Bluefield Daily Telegraph, Bluefield, WV

September 7, 2012

W.Va. court candidate denied ’rescue’ funding

Associated Press

CHARLESTON —  West Virginia Supreme Court candidate Allen Loughry cannot seek additional “rescue” funds in the wake of a U.S. Supreme Court opinion on the awarding of such matching funds, but can now raise campaign cash from individuals and groups, the state Supreme Court ruled Friday.

The unanimous decision also said that Loughry, a longtime Supreme Court law clerk running as a Republican, can keep the $350,000 previously provided by the public-financing pilot program for his general election campaign.

“This case presents a unique set of circumstances - a publicly financed candidate has detrimentally relied on matching funds provisions that are found to be unconstitutional two months before the election,” the ruling says.

Loughry and his campaign did not immediately respond to requests for comment Friday. With a pair of 12-year terms up on the court this year, he was the sole candidate to take part in the pilot program.

For this election only, the program offered an alternative to traditional fundraising amid concerns about the influence of private contributions on the judiciary. To qualify, Loughry attracted more than 700 contributions of varying amounts from across the state and then swore off additional private donations.

As created by the Legislature, the program’s rescue funding aimed to help him from being outspent by traditionally financed candidates and outside groups. But Friday’s ruling concluded that a 2011 U.S. Supreme Court decision that struck down “rescue” funding in Arizona’s public financing program applied to West Virginia’s as well.

“There is no constitutional problem with West Virginia providing a fixed contribution amount to publicly financed candidates,” Chief Justice Menis Ketchum wrote for the court. “However, political speech rights are violated when West Virginia provides matching funds to publicly financed candidates based on the amount spent by privately financed candidates.”
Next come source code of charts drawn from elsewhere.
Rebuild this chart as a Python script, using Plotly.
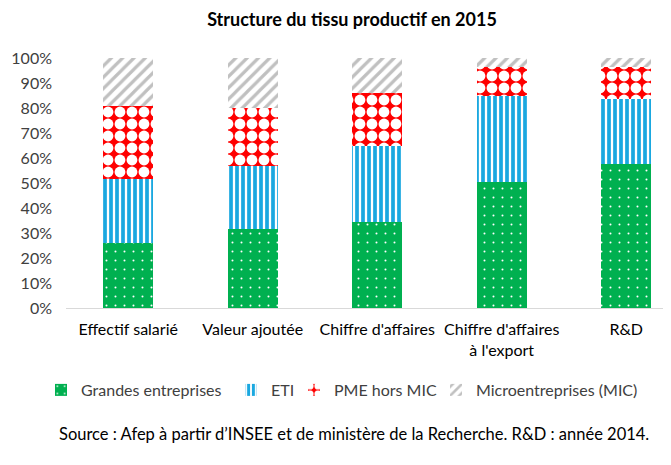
import plotly.graph_objects as go

categories = ["Effectif salarié", "Valeur ajoutée", "Chiffre d'affaires",
              "Chiffre d'affaires<br>à l'export", "R&D"]
grandes = [26, 31.5, 34.5, 50.5, 57.5]
eti = [25.5, 25.5, 30.5, 34.5, 26]
pme = [29.5, 23, 21, 11.5, 13]
mic = [19, 20, 14, 3.5, 3.5]
tick_vals = [0, 10, 20, 30, 40, 50, 60, 70, 80, 90, 100]
tick_text = [f"{v}%" for v in tick_vals]

FONT = "Lato"
W, H = 663, 457  # page body has an 8px margin
L, T, B = 58, 50, 157
PW, PH = W - L, H - T - B

fig = go.Figure()
fig.add_bar(name="Grandes entreprises", x=categories, y=grandes, legend="legend",
            marker=dict(color="#00B050", line=dict(width=0),
                        pattern=dict(shape=".", fgcolor="#FFFFFF", bgcolor="#00B050",
                                     fgopacity=1, size=9, solidity=0.04, fillmode="overlay")))
fig.add_bar(name="ETI", x=categories, y=eti, legend="legend2",
            marker=dict(color="#FFFFFF", line=dict(width=0),
                        pattern=dict(shape="|", fgcolor="#1AA8E0", bgcolor="#FFFFFF",
                                     fgopacity=1, size=6, solidity=0.62, fillmode="overlay")))
fig.add_bar(name="PME hors MIC", x=categories, y=pme, legend="legend3",
            marker=dict(color="#FF0000", line=dict(width=0),
                        pattern=dict(shape=".", fgcolor="#FFFFFF", bgcolor="#FF0000",
                                     fgopacity=1, size=12, solidity=0.64, fillmode="overlay")))
fig.add_bar(name="Microentreprises (MIC)", x=categories, y=mic, legend="legend4",
            marker=dict(color="#FFFFFF", line=dict(width=0),
                        pattern=dict(shape="/", fgcolor="#C0C0C0", bgcolor="#FFFFFF",
                                     fgopacity=1, size=8, solidity=0.4, fillmode="overlay")))

legend_common = dict(orientation="h", xref="container", xanchor="left",
                     yref="container", y=1 - 382/H, yanchor="middle",
                     font=dict(family=FONT, size=16, color="#404040"),
                     itemwidth=30, bgcolor="rgba(0,0,0,0)")
# text starts (page px): 82, 272, 335, 477 -> legend x = text - 49
legend_x = [33, 223, 286, 428]

fig.update_layout(
    barmode="stack",
    bargap=0.6,
    width=W, height=H,
    margin=dict(l=L, r=0, t=T, b=B),
    paper_bgcolor="#FFFFFF",
    plot_bgcolor="#FFFFFF",
    font=dict(family=FONT, size=16, color="#404040"),
    title=dict(text="<b>Structure du tissu productif en 2015</b>",
               x=344/W, xanchor="center", xref="container",
               y=1 - 12/H, yanchor="middle", yref="container",
               font=dict(family=FONT, size=18, color="#000000")),
    xaxis=dict(range=[-0.5, 4.36], showgrid=False, showline=True,
               linecolor="#D9D9D9", linewidth=1, ticks="",
               ticklabelstandoff=7,
               tickfont=dict(family=FONT, size=16, color="#000000"),
               fixedrange=True),
    yaxis=dict(range=[0, 100], tickvals=tick_vals, ticktext=tick_text,
               showgrid=False, showline=False, zeroline=False, ticks="",
               ticklabelstandoff=13,
               tickfont=dict(family=FONT, size=16, color="#404040"),
               fixedrange=True),
    legend=dict(legend_common, x=legend_x[0]/W),
    legend2=dict(legend_common, x=legend_x[1]/W),
    legend3=dict(legend_common, x=legend_x[2]/W),
    legend4=dict(legend_common, x=legend_x[3]/W),
    showlegend=True,
    annotations=[dict(text="Source : Afep à partir d’INSEE et de ministère de la Recherche. R&D : année 2014.",
                      xref="paper", yref="paper", x=(346 - L)/PW, y=-(426 - (T + PH))/PH,
                      xanchor="center", yanchor="middle", showarrow=False,
                      font=dict(family=FONT, size=16.5, color="#000000"))],
)

fig.write_html("out.html")
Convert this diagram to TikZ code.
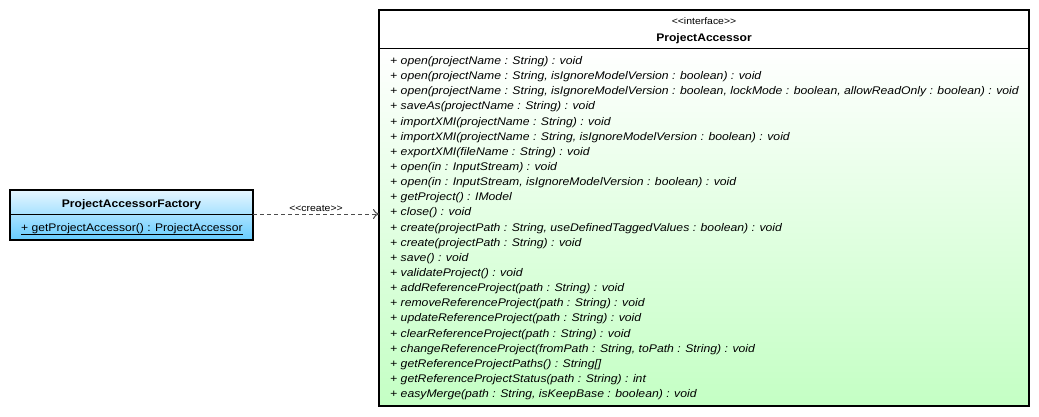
\documentclass[tikz,border=0pt]{standalone}
\usepackage{fontspec}
\setmainfont[FakeStretch=1.1]{Liberation Sans}
\usetikzlibrary{arrows.meta}
\definecolor{blueTop}{HTML}{E6F6FF}
\definecolor{blueBot}{HTML}{66CCFF}
\definecolor{greenBot}{HTML}{C4FFC4}
\begin{document}
\begin{tikzpicture}[x=1pt,y=-1pt,
  box/.style={draw=black,line width=2pt,inner sep=0pt,outer sep=0pt,anchor=north west},
  sepline/.style={draw=black,line width=1pt},
  meth/.style={anchor=base west,inner sep=0pt,font=\fontsize{11.1}{12}\selectfont\itshape},
  stereo/.style={inner sep=0pt,font=\fontsize{9.5}{10}\selectfont},
  cname/.style={inner sep=0pt,font=\fontsize{11}{12}\selectfont\bfseries},
  dep/.style={draw=black!70,line width=1pt,dash pattern=on 4pt off 3pt,-{To[length=6pt,width=10pt]}},
]
\useasboundingbox (0,0) rectangle (1039,416);
% factory class
\node[box, minimum width=243pt, minimum height=50pt, top color=blueTop, bottom color=blueBot] (fac) at (10,190) {};
\draw[sepline] (10,214) -- (253,214);
\node[cname, anchor=base] (facname) at (131.5,207) {ProjectAccessorFactory};
\node[anchor=base west, inner sep=0pt, font=\fontsize{11}{12}\selectfont] (facop) at (21,231) {\underline{+ getProjectAccessor() : ProjectAccessor}};
% interface
\node[box, minimum width=650pt, minimum height=396pt, fill=white] (acc) at (379,10) {};
\shade[top color=white, bottom color=greenBot] (380,48) rectangle (1028,405);
\draw[black,line width=2pt] (379,10) rectangle (1029,406);
\draw[sepline] (379,48) -- (1029,48);
\node[stereo, anchor=base] (st) at (704,24) {{<}{<}interface{>}{>}};
\node[cname, anchor=base] (accname) at (704,41) {ProjectAccessor};
\foreach \t [count=\i] in {
 {+ open(projectName : String) : void},
 {+ open(projectName : String, isIgnoreModelVersion : boolean) : void},
 {+ open(projectName : String, isIgnoreModelVersion : boolean, lockMode : boolean, allowReadOnly : boolean) : void},
 {+ saveAs(projectName : String) : void},
 {+ importXMI(projectName : String) : void},
 {+ importXMI(projectName : String, isIgnoreModelVersion : boolean) : void},
 {+ exportXMI(fileName : String) : void},
 {+ open(in : InputStream) : void},
 {+ open(in : InputStream, isIgnoreModelVersion : boolean) : void},
 {+ getProject() : IModel},
 {+ close() : void},
 {+ create(projectPath : String, useDefinedTaggedValues : boolean) : void},
 {+ create(projectPath : String) : void},
 {+ save() : void},
 {+ validateProject() : void},
 {+ addReferenceProject(path : String) : void},
 {+ removeReferenceProject(path : String) : void},
 {+ updateReferenceProject(path : String) : void},
 {+ clearReferenceProject(path : String) : void},
 {+ changeReferenceProject(fromPath : String, toPath : String) : void},
 {+ getReferenceProjectPaths() : String[]},
 {+ getReferenceProjectStatus(path : String) : int},
 {+ easyMerge(path : String, isKeepBase : boolean) : void}}
 { \node[meth] (m\i) at (390, {64.5+(\i-1)*15.14}) {\t}; }
% dependency
\draw[dep] (fac.east |- 0,214) -- (acc.west |- 0,214) node[midway, above=2pt, stereo] (lbl) {{<}{<}create{>}{>}};
\end{tikzpicture}
\end{document}
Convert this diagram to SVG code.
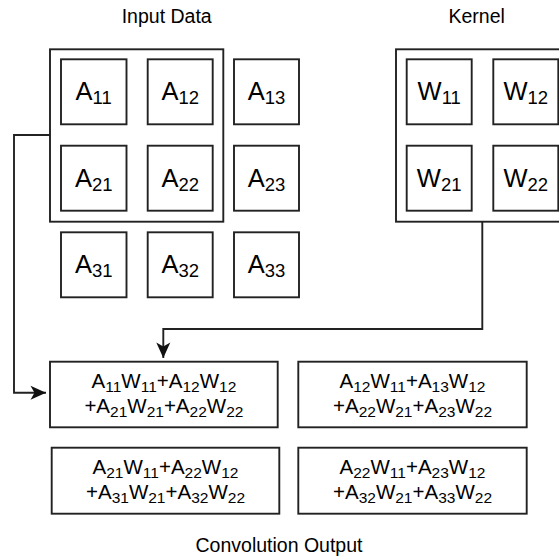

The high court’s 5-4 Arizona ruling found that the offer of additional funds wrongly deterred would-be contributors to opposing candidates or groups. Aided by the nonpartisan Brennan Center for Justice at New York University’s law school, Loughry had argued that judicial elections are sufficiently different from those for the other two branches of government. Arizona’s program applies only to legislative and executive branch races.

Justice Robin Davis, a Democrat and the sole incumbent on the ballot, triggered the rescue funding provision for Loughry when her campaign reported spending nearly $494,500 after the May primary. She recused herself from his case, as did justices Brent Benjamin and Margaret Workman. Circuit judges Christopher Wilkes of Berkeley County, James Mazzone of Ohio County and John Marks of Harrison County heard the case in their place. Wilkes may file a separate opinion agreeing with Friday’s conclusions.

Loughry petitioned the Supreme Court after the State Election Commission deadlocked over releasing the $144,500 in “rescue,” or matching, funds. But the commission later voted to defend the rescue funding provision, and did so at a Tuesday hearing for Loughry’s case. The state attorney general’s office cited the Arizona decision and other recent U.S. Supreme Court and federal rulings to question the provision’s constitutionality at the hearing.

Still pending is a federal lawsuit challenging the provision, filed by former state official and Democratic Party chairman Mike Callaghan. He argued the prospect of matching funds chilled his right to contribute to his party’s nominees, Davis and recent State Bar President Tish Chafin,

The Democrats face Loughry and Jefferson County Circuit Judge John Yoder, Republican, in the Nov. 6 election. The next round of campaign finance reports is due at the end of this month.